Die zweite Chance

 

Wie gerne hätte ich nach meiner Sommerpause eine neue und lieblich nette Kindergeschichte geschrieben. Aber ich kann das gerade nicht. Die aktuellen Geschehnisse in Sachsen lassen mir keine Ruhe. Es ist Zeit, Stellung zu beziehen.

Ich fürchte mich. Ich fürchte mich vor dem was aktuell in unserem Land geschieht und vor dem, was möglicherweise daraus folgt. 

Als Kind und später als Jugendliche habe ich mich mit den Ursprüngen des Nationalsozialismus auseinandergesetzt, habe Fragen gestellt.
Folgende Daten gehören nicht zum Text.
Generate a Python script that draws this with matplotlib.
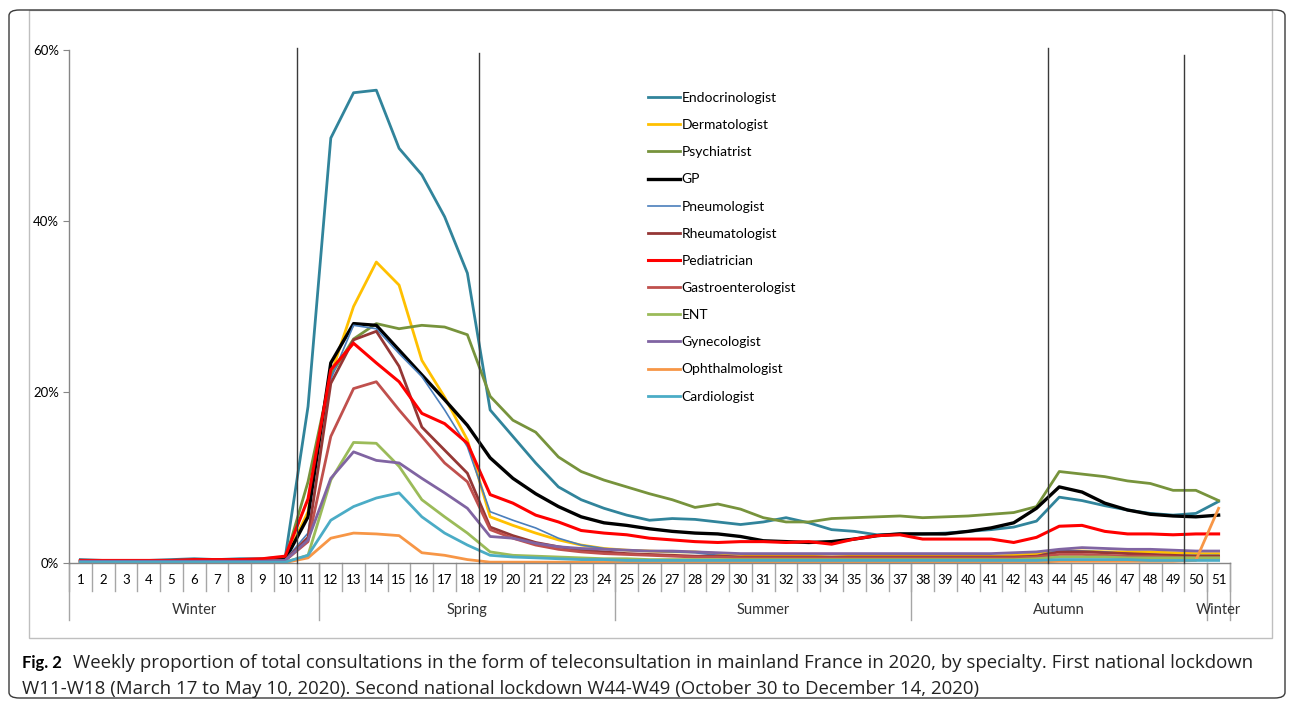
import numpy as np
import matplotlib.pyplot as plt
from matplotlib.patches import FancyBboxPatch, Rectangle

plt.rcParams['font.family'] = ['Lato', 'DejaVu Sans']

weeks = np.arange(1, 52)

endocrinologist = [0.4, 0.3, 0.3, 0.3, 0.4, 0.5, 0.4, 0.5, 0.5, 0.7,
                   18.3, 49.7, 55.0, 55.3, 48.5, 45.4, 40.5, 33.9, 17.9, 14.8,
                   11.7, 8.9, 7.4, 6.4, 5.6, 5.0, 5.2, 5.1, 4.8, 4.5,
                   4.8, 5.3, 4.7, 3.9, 3.7, 3.3, 3.4, 3.4, 3.5, 3.7,
                   3.9, 4.2, 4.9, 7.7, 7.3, 6.7, 6.2, 5.8, 5.6, 5.8, 7.2]
dermatologist = [0.2, 0.2, 0.2, 0.2, 0.2, 0.2, 0.2, 0.2, 0.3, 0.4,
                 6.0, 22.0, 30.0, 35.2, 32.5, 23.7, 19.4, 14.4, 5.4, 4.4,
                 3.5, 2.7, 2.1, 1.7, 1.5, 1.4, 1.3, 1.3, 1.1, 1.0,
                 0.9, 0.9, 0.8, 0.7, 0.8, 0.8, 0.8, 0.8, 0.8, 0.8,
                 0.8, 0.9, 1.1, 1.4, 1.4, 1.3, 1.3, 1.3, 1.2, 1.1, 1.1]
psychiatrist = [0.3, 0.3, 0.3, 0.3, 0.3, 0.3, 0.3, 0.3, 0.3, 0.4,
                9.5, 22.0, 26.2, 28.0, 27.4, 27.8, 27.6, 26.7, 19.5, 16.7,
                15.3, 12.4, 10.7, 9.7, 8.9, 8.1, 7.4, 6.5, 6.9, 6.3,
                5.3, 4.8, 4.8, 5.2, 5.3, 5.4, 5.5, 5.3, 5.4, 5.5,
                5.7, 5.9, 6.6, 10.7, 10.4, 10.1, 9.6, 9.3, 8.5, 8.5, 7.3]
gp = [0.2, 0.2, 0.2, 0.2, 0.2, 0.2, 0.3, 0.3, 0.3, 0.4,
      5.4, 23.4, 28.0, 27.8, 24.9, 22.0, 19.1, 16.1, 12.3, 9.9,
      8.1, 6.6, 5.4, 4.7, 4.4, 4.0, 3.7, 3.5, 3.4, 3.1,
      2.6, 2.5, 2.4, 2.5, 2.8, 3.2, 3.4, 3.4, 3.4, 3.7,
      4.1, 4.7, 6.4, 8.9, 8.3, 7.0, 6.2, 5.7, 5.5, 5.4, 5.6]
pneumologist = [0.2, 0.2, 0.2, 0.2, 0.2, 0.2, 0.2, 0.2, 0.3, 0.4,
                3.5, 21.5, 27.8, 27.4, 24.5, 21.8, 17.9, 13.6, 6.0, 5.0,
                4.1, 2.9, 2.1, 1.7, 1.5, 1.4, 1.3, 1.2, 0.9, 0.7,
                0.7, 0.6, 0.6, 0.5, 0.5, 0.5, 0.5, 0.5, 0.5, 0.5,
                0.5, 0.6, 0.8, 1.5, 1.4, 1.3, 1.1, 1.0, 0.9, 0.9, 0.9]
rheumatologist = [0.2, 0.2, 0.2, 0.2, 0.2, 0.2, 0.2, 0.2, 0.2, 0.3,
                  3.0, 21.0, 26.1, 27.1, 23.0, 15.9, 13.2, 10.5, 4.2, 3.2,
                  2.4, 1.9, 1.5, 1.3, 1.1, 1.0, 0.9, 0.8, 0.8, 0.7,
                  0.7, 0.7, 0.7, 0.7, 0.7, 0.7, 0.7, 0.7, 0.7, 0.7,
                  0.7, 0.7, 0.8, 1.3, 1.3, 1.2, 1.1, 1.0, 0.9, 0.8, 0.8]
pediatrician = [0.3, 0.3, 0.3, 0.3, 0.3, 0.4, 0.4, 0.4, 0.5, 0.8,
                7.5, 22.6, 25.7, 23.4, 21.2, 17.5, 16.3, 14.0, 8.0, 7.0,
                5.6, 4.8, 3.8, 3.5, 3.3, 2.9, 2.7, 2.5, 2.4, 2.5,
                2.5, 2.4, 2.5, 2.2, 2.8, 3.2, 3.3, 2.8, 2.8, 2.8,
                2.8, 2.4, 3.0, 4.3, 4.4, 3.7, 3.4, 3.4, 3.3, 3.4, 3.4]
gastroenterologist = [0.2, 0.2, 0.2, 0.2, 0.2, 0.2, 0.2, 0.2, 0.2, 0.3,
                      2.5, 14.8, 20.4, 21.2, 17.9, 14.8, 11.7, 9.5, 3.9, 2.9,
                      2.1, 1.6, 1.3, 1.1, 1.0, 0.9, 0.8, 0.7, 0.7, 0.6,
                      0.6, 0.6, 0.6, 0.6, 0.6, 0.6, 0.6, 0.6, 0.6, 0.6,
                      0.6, 0.6, 0.7, 1.0, 1.0, 0.9, 0.8, 0.8, 0.7, 0.6, 0.6]
ent = [0.1, 0.1, 0.1, 0.1, 0.1, 0.1, 0.1, 0.1, 0.1, 0.1,
       0.9, 9.7, 14.1, 14.0, 11.3, 7.4, 5.4, 3.5, 1.3, 0.9,
       0.8, 0.7, 0.6, 0.5, 0.5, 0.4, 0.4, 0.4, 0.4, 0.4,
       0.4, 0.4, 0.4, 0.4, 0.4, 0.4, 0.4, 0.4, 0.4, 0.4,
       0.4, 0.4, 0.5, 0.7, 0.7, 0.7, 0.6, 0.6, 0.6, 0.6, 0.6]
gynecologist = [0.2, 0.2, 0.2, 0.2, 0.2, 0.2, 0.2, 0.2, 0.2, 0.3,
                2.7, 9.9, 13.0, 12.0, 11.7, 9.9, 8.2, 6.4, 3.1, 2.9,
                2.3, 1.9, 1.7, 1.6, 1.5, 1.4, 1.4, 1.3, 1.2, 1.1,
                1.1, 1.1, 1.1, 1.1, 1.1, 1.1, 1.1, 1.1, 1.1, 1.1,
                1.1, 1.2, 1.3, 1.6, 1.8, 1.7, 1.6, 1.6, 1.5, 1.4, 1.4]
ophthalmologist = [0.05, 0.05, 0.05, 0.05, 0.05, 0.05, 0.05, 0.05, 0.05, 0.05,
                   0.6, 2.9, 3.5, 3.4, 3.2, 1.2, 0.9, 0.4, 0.1, 0.1,
                   0.1, 0.1, 0.1, 0.1, 0.1, 0.1, 0.1, 0.1, 0.1, 0.1,
                   0.1, 0.1, 0.1, 0.1, 0.1, 0.1, 0.1, 0.1, 0.1, 0.1,
                   0.1, 0.1, 0.1, 0.2, 0.2, 0.2, 0.2, 0.2, 0.2, 0.3, 6.4]
cardiologist = [0.1, 0.1, 0.1, 0.1, 0.1, 0.1, 0.1, 0.1, 0.1, 0.1,
                0.9, 5.0, 6.6, 7.6, 8.2, 5.4, 3.5, 2.1, 0.9, 0.7,
                0.6, 0.5, 0.4, 0.4, 0.3, 0.3, 0.3, 0.3, 0.3, 0.3,
                0.3, 0.3, 0.3, 0.3, 0.3, 0.3, 0.3, 0.3, 0.3, 0.3,
                0.3, 0.3, 0.3, 0.4, 0.4, 0.4, 0.4, 0.3, 0.3, 0.3, 0.3]

specialties = ["Endocrinologist", "Dermatologist", "Psychiatrist", "GP", "Pneumologist",
               "Rheumatologist", "Pediatrician", "Gastroenterologist", "ENT",
               "Gynecologist", "Ophthalmologist", "Cardiologist"]
series = [endocrinologist, dermatologist, psychiatrist, gp, pneumologist,
          rheumatologist, pediatrician, gastroenterologist, ent,
          gynecologist, ophthalmologist, cardiologist]
colors = ['#31849B', '#FFC000', '#77933C', '#000000', '#4A7EBB',
          '#953735', '#FF0000', '#C0504D', '#9BBB59',
          '#8064A2', '#F79646', '#4BACC6']
widths = [2.0, 2.0, 2.0, 2.4, 1.2, 2.0, 2.2, 2.0, 2.0, 2.0, 2.0, 2.0]

# lockdown boundaries (between weeks) and the top of each drawn line
lockdown_x = [10.5, 18.5, 43.5, 49.5]
lockdown_top = [60.2, 59.7, 60.2, 59.4]

seasons = ["Winter", "Spring", "Summer", "Autumn", "Winter"]
season_first = [1, 12, 25, 38, 51]
season_last = [11, 24, 37, 50, 51]

W, H = 1293, 708
fig = plt.figure(figsize=(W / 100, H / 100), dpi=100)

# outer rounded frame and inner chart box
fig.patches.append(Rectangle((29 / W, (H - 638) / H), 1243 / W, 628 / H,
                             transform=fig.transFigure, fill=False,
                             edgecolor='#bfbfbf', linewidth=1.0))
fig.patches.append(FancyBboxPatch((9 / W, 10 / H), 1276 / W, 688 / H,
                                  boxstyle="round,pad=0,rounding_size=0.008",
                                  transform=fig.transFigure, fill=False,
                                  edgecolor='#3a3a3a', linewidth=1.0))

x0, x1 = 69, 1230
y0, y1 = 563, 50
ax = fig.add_axes([x0 / W, (H - y0) / H, (x1 - x0) / W, (y0 - y1) / H])

for name, vals, c, lw in zip(specialties, series, colors, widths):
    ax.plot(weeks, vals, color=c, lw=lw, label=name, solid_joinstyle='round')

for xv, top in zip(lockdown_x, lockdown_top):
    ax.plot([xv, xv], [0, top], color='#3a3a3a', lw=1.0, clip_on=False, zorder=3)

ax.set_xlim(0.5, 51.5)
ax.set_ylim(0, 60)
ax.set_yticks([0, 20, 40, 60])
ax.set_yticklabels(["0%", "20%", "40%", "60%"])
ax.tick_params(axis='y', length=4, color='#868686', labelsize=9.5, pad=3)
ax.set_xticks(weeks)
ax.set_xticklabels([str(w) for w in weeks])
ax.tick_params(axis='x', length=0, labelsize=9.5, pad=8)
for s in ['top', 'right']:
    ax.spines[s].set_visible(False)
for s in ['left', 'bottom']:
    ax.spines[s].set_color('#868686')
    ax.spines[s].set_linewidth(1.0)

trans = ax.get_xaxis_transform()
for b in np.arange(0.5, 52, 1.0):
    ax.plot([b, b], [0, -0.054], color='#a6a6a6', lw=1.0, transform=trans, clip_on=False)
bounds = [f - 0.5 for f in season_first] + [season_last[-1] + 0.5]
for b in bounds:
    ax.plot([b, b], [0, -0.111], color='#a6a6a6', lw=1.0, transform=trans, clip_on=False)
for name, a, b in zip(seasons, season_first, season_last):
    ax.text((a + b) / 2, -0.092, name, transform=trans, ha='center', va='center',
            fontsize=10.5, color='#333333')

leg = ax.legend(loc='upper left', bbox_to_anchor=(0.4987, 0.918), frameon=False,
                fontsize=10, handlelength=2.3, handletextpad=0.1, labelspacing=1.09,
                borderpad=0, borderaxespad=0)

fig.text(22 / W, 1 - 663 / H, "Fig. 2", fontsize=12, fontweight='bold', va='center')
fig.text(73 / W, 1 - 663 / H,
         "Weekly proportion of total consultations in the form of teleconsultation in mainland France in 2020, by specialty. First national lockdown",
         fontsize=13.4, va='center', color='#222222', family=['Open Sans', 'DejaVu Sans'])
fig.text(22 / W, 1 - 689 / H,
         "W11-W18 (March 17 to May 10, 2020). Second national lockdown W44-W49 (October 30 to December 14, 2020)",
         fontsize=13.4, va='center', color='#222222', family=['Open Sans', 'DejaVu Sans'])

fig.savefig("out.png", dpi=100)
Fragen an meinen Großvater, der, weil er sich dagegen sträubte in die NSDAP einzutreten, nach Russland in den Krieg schickt wurde. Dabei hatte er noch Glück, er hätte auch leicht verhaftet, gefoltert oder gar getötet werden können. 

Einmal stellte ich ihm auch die Frage, warum er und die meisten der Deutschen es haben geschehen lassen, dass Menschen aufgrund ihrer Religion, ihrer Herkunft oder ihrer Meinung verfolgt und getötet wurden. „Ja weißt Du,“ sagte er damals, „wir hatten Angst. Wir hielten still und sagten nichts, weil wir uns und unsere Familien nicht in Gefahr bringen wollten.“ Es war ihm sehr unangenehm darüber zu sprechen, aber in meinem jugendlichen Wissensdurst, dem Drang, die Dinge verstehen zu wollen, ließ ich nicht locker. Mein Zorn über die vermeintliche Feigheit der Menschen und derer, die still mitliefen in der NS-Zeit war größer als die Einsicht, die innere Not der zu damaliger Zeit lebenden Menschen verstehen zu können. So plagte ich ihn immer wieder mit meinen Fragen und erhielt die immer gleichen vagen Antworten: „Wir dachten nicht, dass es so schlimm werden kann. Es war ja nicht alles schlecht zu dieser Zeit. Es gab kaum Arbeit, die Leute hungerten und mit der NSDAP keimte die Hoffnung auf mehr Wohlstand auf.“

Für uns Kinder und Jugendliche der 60/70er Jahre war der zeitliche Abstand zum 3.Reich noch dicht genug, um den Nachhall des Grauens spüren zu können. Wir spürten intuitiv, dass die Geschehnisse von damals nie wieder passieren dürfen. Auch wenn wir selbst keine Schuld daran trugen, trugen wir doch die Last der Verantwortung eine mögliche Neuauflage der damaligen Denkweise zu verhindern. Wir lernten in Schulen und Universitäten offen mit Menschen anderer Herkunft umzugehen, schauten uns andere Weltsichten an und setzten uns kritisch mit den konservativen Kräften im Land auseinander. 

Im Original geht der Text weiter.